Thank you I will certainly bare that in mind. So do they have different mums? What do you think about mixing 2 different colour mice? (not sisters) Do female still get on fine regardless? The mice I had as pets years ago were different and they seemed to be okay together.

I'm also just trying to choose a cage. I think a glass tank will be too difficult for me to clear out well regularly. I am looking at wire cages with a plastic bottom that can be detached, with 2/3 seperate plastic levels (as opposed to metal platforms which I read can hurt their feet) and tunnels with lots of wooden things to climb and hang on to as well. However most of them seem to be 8mm inbetween the wire gaps... is this small enough for young mice? I don't want them to be escaping. I read someone said as long as it's under 1cm.... but then I read that you really need 5mm gaps or less.


----------



## WoodWitch

HollyUK said:


> I will also be in Leicester this Sunday 18th and have read there is a mouse show in Market Harborough, is that open to the public to come and buy mice?


Hi Holly :welcome1

Yes, the show is open to the public but no, I'm afraid that this show is an exhibition of mice by NMC members only and not a chance for people to purchase pets. Any trades that take place there are pre-arranged prior to the event. I'm sorry.

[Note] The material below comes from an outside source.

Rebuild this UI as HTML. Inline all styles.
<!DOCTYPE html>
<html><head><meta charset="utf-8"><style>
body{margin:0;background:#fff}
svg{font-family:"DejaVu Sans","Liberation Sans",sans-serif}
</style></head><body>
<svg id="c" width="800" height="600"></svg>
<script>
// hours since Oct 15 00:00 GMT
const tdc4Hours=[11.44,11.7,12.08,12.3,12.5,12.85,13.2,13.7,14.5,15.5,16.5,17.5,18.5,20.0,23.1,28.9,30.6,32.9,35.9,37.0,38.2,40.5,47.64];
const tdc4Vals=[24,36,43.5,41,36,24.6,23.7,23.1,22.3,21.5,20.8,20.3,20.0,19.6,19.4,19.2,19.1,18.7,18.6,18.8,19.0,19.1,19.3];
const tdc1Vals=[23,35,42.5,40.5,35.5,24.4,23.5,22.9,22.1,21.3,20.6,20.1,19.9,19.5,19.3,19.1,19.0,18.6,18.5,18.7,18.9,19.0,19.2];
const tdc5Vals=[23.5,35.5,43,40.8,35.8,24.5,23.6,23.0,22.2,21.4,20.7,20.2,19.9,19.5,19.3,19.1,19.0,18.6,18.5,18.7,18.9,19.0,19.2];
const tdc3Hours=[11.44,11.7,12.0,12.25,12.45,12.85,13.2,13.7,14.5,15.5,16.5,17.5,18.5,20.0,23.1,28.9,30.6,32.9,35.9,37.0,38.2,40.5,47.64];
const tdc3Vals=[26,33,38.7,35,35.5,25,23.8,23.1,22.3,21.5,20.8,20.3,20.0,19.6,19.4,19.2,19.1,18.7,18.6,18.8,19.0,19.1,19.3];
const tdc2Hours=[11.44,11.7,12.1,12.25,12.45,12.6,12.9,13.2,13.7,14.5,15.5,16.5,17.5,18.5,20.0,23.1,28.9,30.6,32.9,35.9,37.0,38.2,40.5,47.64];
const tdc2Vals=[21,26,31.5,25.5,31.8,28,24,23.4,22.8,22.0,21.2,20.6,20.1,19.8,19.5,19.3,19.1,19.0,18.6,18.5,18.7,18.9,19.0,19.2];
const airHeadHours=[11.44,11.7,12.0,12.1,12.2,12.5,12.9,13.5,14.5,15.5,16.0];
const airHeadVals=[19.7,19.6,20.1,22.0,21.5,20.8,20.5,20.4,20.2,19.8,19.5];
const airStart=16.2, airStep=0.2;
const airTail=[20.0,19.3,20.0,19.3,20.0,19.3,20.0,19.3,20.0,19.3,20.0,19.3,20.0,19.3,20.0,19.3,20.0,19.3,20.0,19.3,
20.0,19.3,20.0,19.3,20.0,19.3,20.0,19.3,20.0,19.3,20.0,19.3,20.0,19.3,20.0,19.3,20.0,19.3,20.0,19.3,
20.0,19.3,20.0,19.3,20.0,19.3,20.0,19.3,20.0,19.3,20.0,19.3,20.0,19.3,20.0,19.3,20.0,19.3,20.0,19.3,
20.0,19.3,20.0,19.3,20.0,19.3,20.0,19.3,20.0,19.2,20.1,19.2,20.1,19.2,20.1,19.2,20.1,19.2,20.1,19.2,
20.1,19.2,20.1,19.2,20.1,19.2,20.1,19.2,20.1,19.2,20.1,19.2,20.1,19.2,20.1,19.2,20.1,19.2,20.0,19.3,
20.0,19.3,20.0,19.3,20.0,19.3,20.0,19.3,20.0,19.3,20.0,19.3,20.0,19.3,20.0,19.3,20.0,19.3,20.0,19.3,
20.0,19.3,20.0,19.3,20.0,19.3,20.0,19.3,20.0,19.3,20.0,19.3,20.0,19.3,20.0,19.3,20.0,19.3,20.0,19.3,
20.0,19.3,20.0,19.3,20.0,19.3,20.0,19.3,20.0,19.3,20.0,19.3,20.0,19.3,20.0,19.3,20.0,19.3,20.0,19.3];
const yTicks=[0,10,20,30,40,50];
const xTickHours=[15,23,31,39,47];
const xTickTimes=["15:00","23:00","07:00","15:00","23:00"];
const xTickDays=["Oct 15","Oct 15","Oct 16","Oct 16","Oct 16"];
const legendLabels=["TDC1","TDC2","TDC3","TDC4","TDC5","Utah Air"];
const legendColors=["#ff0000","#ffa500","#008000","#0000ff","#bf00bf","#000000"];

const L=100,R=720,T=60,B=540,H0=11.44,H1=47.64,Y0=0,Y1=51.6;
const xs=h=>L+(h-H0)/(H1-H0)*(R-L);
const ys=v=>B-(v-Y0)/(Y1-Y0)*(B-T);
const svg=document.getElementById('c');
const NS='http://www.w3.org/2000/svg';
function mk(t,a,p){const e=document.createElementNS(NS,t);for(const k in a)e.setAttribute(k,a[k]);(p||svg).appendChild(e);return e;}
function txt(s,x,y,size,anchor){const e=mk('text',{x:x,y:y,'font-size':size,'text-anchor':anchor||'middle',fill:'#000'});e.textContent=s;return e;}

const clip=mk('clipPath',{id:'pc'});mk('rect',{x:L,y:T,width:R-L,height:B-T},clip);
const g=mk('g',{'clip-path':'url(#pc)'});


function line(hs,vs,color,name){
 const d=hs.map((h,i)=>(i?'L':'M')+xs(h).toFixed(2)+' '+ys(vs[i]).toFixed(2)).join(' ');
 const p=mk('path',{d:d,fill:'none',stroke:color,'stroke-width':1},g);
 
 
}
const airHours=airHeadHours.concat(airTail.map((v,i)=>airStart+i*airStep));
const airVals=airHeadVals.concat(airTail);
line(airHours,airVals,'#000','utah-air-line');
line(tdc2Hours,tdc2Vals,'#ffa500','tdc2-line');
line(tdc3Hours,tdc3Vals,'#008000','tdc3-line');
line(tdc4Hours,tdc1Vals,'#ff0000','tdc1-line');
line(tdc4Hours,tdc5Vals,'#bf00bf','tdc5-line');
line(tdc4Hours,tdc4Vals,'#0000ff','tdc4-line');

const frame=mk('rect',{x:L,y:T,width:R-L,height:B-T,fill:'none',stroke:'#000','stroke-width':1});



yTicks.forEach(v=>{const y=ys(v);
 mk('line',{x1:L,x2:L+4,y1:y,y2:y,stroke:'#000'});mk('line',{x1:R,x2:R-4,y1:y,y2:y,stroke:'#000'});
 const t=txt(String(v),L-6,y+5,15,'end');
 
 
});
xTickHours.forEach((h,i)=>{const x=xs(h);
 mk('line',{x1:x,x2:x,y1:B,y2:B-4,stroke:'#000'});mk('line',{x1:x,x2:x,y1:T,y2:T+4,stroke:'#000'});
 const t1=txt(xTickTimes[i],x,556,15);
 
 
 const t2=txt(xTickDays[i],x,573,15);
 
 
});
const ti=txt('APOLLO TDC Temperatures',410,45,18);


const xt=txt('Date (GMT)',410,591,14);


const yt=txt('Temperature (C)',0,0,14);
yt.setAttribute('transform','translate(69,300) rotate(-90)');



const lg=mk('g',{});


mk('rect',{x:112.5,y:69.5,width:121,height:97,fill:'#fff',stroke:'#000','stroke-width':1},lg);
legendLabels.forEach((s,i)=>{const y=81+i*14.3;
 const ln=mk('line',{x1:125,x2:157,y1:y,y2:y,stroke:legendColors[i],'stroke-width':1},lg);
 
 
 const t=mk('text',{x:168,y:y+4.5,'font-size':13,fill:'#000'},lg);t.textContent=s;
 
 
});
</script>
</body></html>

Good luck in finding your pet!


----------



## HollyUK

tratallen said:


> HollyUK said:
> 
> 
> 
> I will also be in Leicester this Sunday 18th and have read there is a mouse show in Market Harborough, is that open to the public to come and buy mice?
> 
> 
> 
> Hi Holly :welcome1
> 
> Yes, the show is open to the public but no, I'm afraid that this show is an exhibition of mice by NMC members only and not a chance for people to purchase pets. Any trades that take place there are pre-arranged prior to the event. I'm sorry.
> 
> Good luck in finding your pet!
Click to expand...

Okay thank you. I might come along anyway in the morning to just have a look then, I'd just like to see which mice I like best, that way I can keep it in mind for contacting breeders. Do you know what time it opens and how much entry is?
Many thanks!


----------



## morning-star

yes they have two different mums who are not sisters. you can easily introduce mice from different families and ages etc and they should get along ok if introduced in a clean cage.

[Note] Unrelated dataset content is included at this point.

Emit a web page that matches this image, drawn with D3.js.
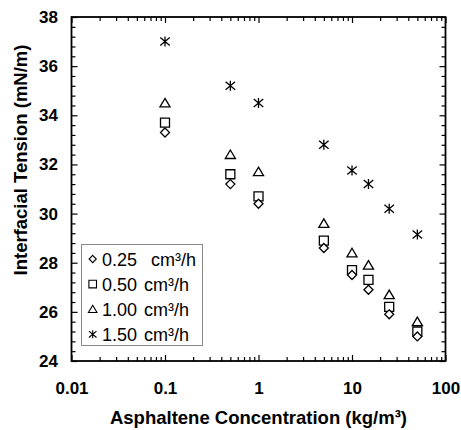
<!DOCTYPE html>
<html>
<head>
<meta charset="utf-8">
<script src="https://cdn.jsdelivr.net/npm/d3@7"></script>
<style>
  html, body { margin: 0; padding: 0; background: #fff; }
  svg { display: block; }
  text { font-family: "Liberation Sans", Arial, sans-serif; fill: #000; }
</style>
</head>
<body>
<svg id="chart" width="461" height="430"></svg>
<script>
// Asphaltene concentration (kg/m³)
const concentrations = [0.1, 0.5, 1, 5, 10, 15, 25, 50];

// Interfacial tension (mN/m) for each flow rate
const ift025 = [33.3, 31.2, 30.4, 28.6, 27.5, 26.9, 25.9, 25.0];
const ift050 = [33.7, 31.6, 30.7, 28.9, 27.7, 27.3, 26.2, 25.2];
const ift100 = [34.5, 32.4, 31.7, 29.6, 28.4, 27.9, 26.7, 25.6];
const ift150 = [37.0, 35.2, 34.5, 32.8, 31.75, 31.2, 30.2, 29.15];

const flowRates = ["0.25", "0.50", "1.00", "1.50"];
const flowUnit = "cm³/h";

// Tick values
const xTickValues = [0.01, 0.1, 1, 10, 100];
const xTickLabels = ["0.01", "0.1", "1", "10", "100"];
const yTickValues = [24, 26, 28, 30, 32, 34, 36, 38];

const svg = d3.select("#chart");
const plotLeft = 71.5, plotRight = 445.5, plotTop = 17, plotBottom = 361;

const x = d3.scaleLog().domain([0.01, 100]).range([plotLeft, plotRight]);
const y = d3.scaleLinear().domain([24, 38]).range([plotBottom, plotTop]);

// minor ticks
const xMinor = [];
[0.01, 0.1, 1, 10].forEach(d => { for (let k = 2; k <= 9; k++) xMinor.push(d * k); });
const yMinor = d3.range(24, 38.001, 0.4).map(v => +v.toFixed(1)).filter(v => Math.abs(v / 2 - Math.round(v / 2)) > 1e-6);

const MAJ = 6, MIN = 4;
function styleAxis(g) {
  g.select(".domain").remove();
  g.selectAll(".tick line").attr("stroke", "#000").attr("stroke-width", 1.2);
}

// bottom axis with labels
svg.append("g").attr("transform", `translate(0,${plotBottom})`)
  .call(d3.axisBottom(x).tickValues(xTickValues).tickSize(-MAJ).tickPadding(21)
    .tickFormat((d, i) => xTickLabels[i]))
  .call(styleAxis)
  .call(g => g.selectAll("text").style("font-size", "17px").style("font-weight", "bold"));
svg.append("g").attr("transform", `translate(0,${plotBottom})`)
  .call(d3.axisBottom(x).tickValues(xMinor).tickSize(-MIN).tickFormat(""))
  .call(styleAxis);

// top axis
svg.append("g").attr("transform", `translate(0,${plotTop})`)
  .call(d3.axisTop(x).tickValues(xTickValues).tickSize(-MAJ).tickFormat(""))
  .call(styleAxis);
svg.append("g").attr("transform", `translate(0,${plotTop})`)
  .call(d3.axisTop(x).tickValues(xMinor).tickSize(-MIN).tickFormat(""))
  .call(styleAxis);

// left axis with labels
svg.append("g").attr("transform", `translate(${plotLeft},0)`)
  .call(d3.axisLeft(y).tickValues(yTickValues).tickSize(-MAJ).tickPadding(13.5).tickFormat(d3.format("d")))
  .call(styleAxis)
  .call(g => g.selectAll("text").style("font-size", "17px").style("font-weight", "bold"));
svg.append("g").attr("transform", `translate(${plotLeft},0)`)
  .call(d3.axisLeft(y).tickValues(yMinor).tickSize(-MIN).tickFormat(""))
  .call(styleAxis);

// right axis
svg.append("g").attr("transform", `translate(${plotRight},0)`)
  .call(d3.axisRight(y).tickValues(yTickValues).tickSize(-MAJ).tickFormat(""))
  .call(styleAxis);
svg.append("g").attr("transform", `translate(${plotRight},0)`)
  .call(d3.axisRight(y).tickValues(yMinor).tickSize(-MIN).tickFormat(""))
  .call(styleAxis);

// plot frame
svg.append("rect")
  .attr("x", plotLeft).attr("y", plotTop)
  .attr("width", plotRight - plotLeft).attr("height", plotBottom - plotTop)
  .attr("fill", "none").attr("stroke", "#000").attr("stroke-width", 1.8);

// axis titles
svg.append("text")
  .attr("x", (plotLeft + plotRight) / 2).attr("y", 424)
  .attr("text-anchor", "middle")
  .style("font-size", "18.5px").style("font-weight", "bold")
  .text("Asphaltene Concentration (kg/m³)");

svg.append("text")
  .attr("transform", "translate(26.5,160) rotate(-90)")
  .attr("text-anchor", "middle")
  .style("font-size", "18.5px").style("font-weight", "bold")
  .text("Interfacial Tension (mN/m)");

// marker shapes, s = half size
const shapes = {
  diamond: s => `M0,${-s}L${s},0L0,${s}L${-s},0Z`,
  square: s => `M${-s},${-s}H${s}V${s}H${-s}Z`,
  triangle: s => `M0,${-s}L${s * 1.1},${s * 0.85}H${-s * 1.1}Z`,
  asterisk: s => `M0,${-s}V${s}M${-s * 0.95},${-s * 0.8}L${s * 0.95},${s * 0.8}M${-s * 0.95},${s * 0.8}L${s * 0.95},${-s * 0.8}`
};

const series = [
  { values: ift150, shape: "asterisk", size: 5, fill: "none" },
  { values: ift100, shape: "triangle", size: 4.6, fill: "#fff" },
  { values: ift050, shape: "square", size: 4.5, fill: "#fff" },
  { values: ift025, shape: "diamond", size: 4.5, fill: "#fff" }
];

series.forEach(s => {
  svg.append("g").selectAll("path")
    .data(concentrations.map((c, i) => [c, s.values[i]]))
    .join("path")
    .attr("transform", d => `translate(${x(d[0])},${y(d[1])})`)
    .attr("d", shapes[s.shape](s.size))
    .attr("fill", s.fill)
    .attr("stroke", "#000")
    .attr("stroke-width", 1.3);
});

// legend
const legend = svg.append("g");
legend.append("rect")
  .attr("x", 81.5).attr("y", 244.5).attr("width", 121).attr("height", 101)
  .attr("fill", "#fff").attr("stroke", "#888").attr("stroke-width", 1);

const legendShapes = ["diamond", "square", "triangle", "asterisk"];
const legendSizes = [3.6, 3.8, 3.9, 4];
legendShapes.forEach((shape, i) => {
  const cy = 259 + i * 25.1;
  legend.append("path")
    .attr("transform", `translate(92.7,${cy})`)
    .attr("d", shapes[shape](legendSizes[i]))
    .attr("fill", shape === "asterisk" ? "none" : "#fff")
    .attr("stroke", "#000").attr("stroke-width", 1.1);
  legend.append("text")
    .attr("x", 102).attr("y", cy + 6.5)
    .style("font-size", "18px")
    .text(flowRates[i]);
  legend.append("text")
    .attr("x", i === 0 ? 151 : 144).attr("y", cy + 6.5)
    .style("font-size", "18px")
    .text(flowUnit);
});
</script>
</body>
</html>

We can make up cages as well: 
http://www.reptileforums.co.uk/foru...391-barless-small-animal-enclosures-sale.html


----------



## Zowie

I live in Milton Keynes and I got my mice from here:
http://www.japanese-koi.co.uk/
I know you were looking more for a breeder, but I got my 2 girls from there and they're very happy and healthy, I think they were about 6 weeks old when I got them too


----------



## SarahY

Hi Holly, welcome to the forum.

The show starts at 10:30 on Saturday and it's free to get in


----------



## AnnB

Hello Holly and welcome.

I live in Aylesbury too but I'm afraid I don't breed mice (I only keep them as pets). Your new mice won't mind travelling as long as they're healthy to begin with. I take my mice on holiday in a motorhome and they've travelled the length of the country with me and suffered no ill effects.


----------



## HollyUK

morning-star said:


> yes they have two different mums who are not sisters. you can easily introduce mice from different families and ages etc and they should get along ok if introduced in a clean cage.
> 
> We can make up cages as well:
> http://www.reptileforums.co.uk/foru...391-barless-small-animal-enclosures-sale.html


Thanks for the info and link! I will certainly bear you in mind, thank you


----------



## HollyUK

Zowie said:


> I live in Milton Keynes and I got my mice from here:
> http://www.japanese-koi.co.uk/
> I know you were looking more for a breeder, but I got my 2 girls from there and they're very happy and healthy, I think they were about 6 weeks old when I got them too


Oh super, okay, I will maybe check them out... I'm sure most pet stores do treat them very well, it's just the small few you have to be careful of. Thanks!


----------



## HollyUK

SarahY said:


> Hi Holly, welcome to the forum.
> 
> The show starts at 10:30 on Saturday and it's free to get in


Thank you, I definately hope to make it!!


----------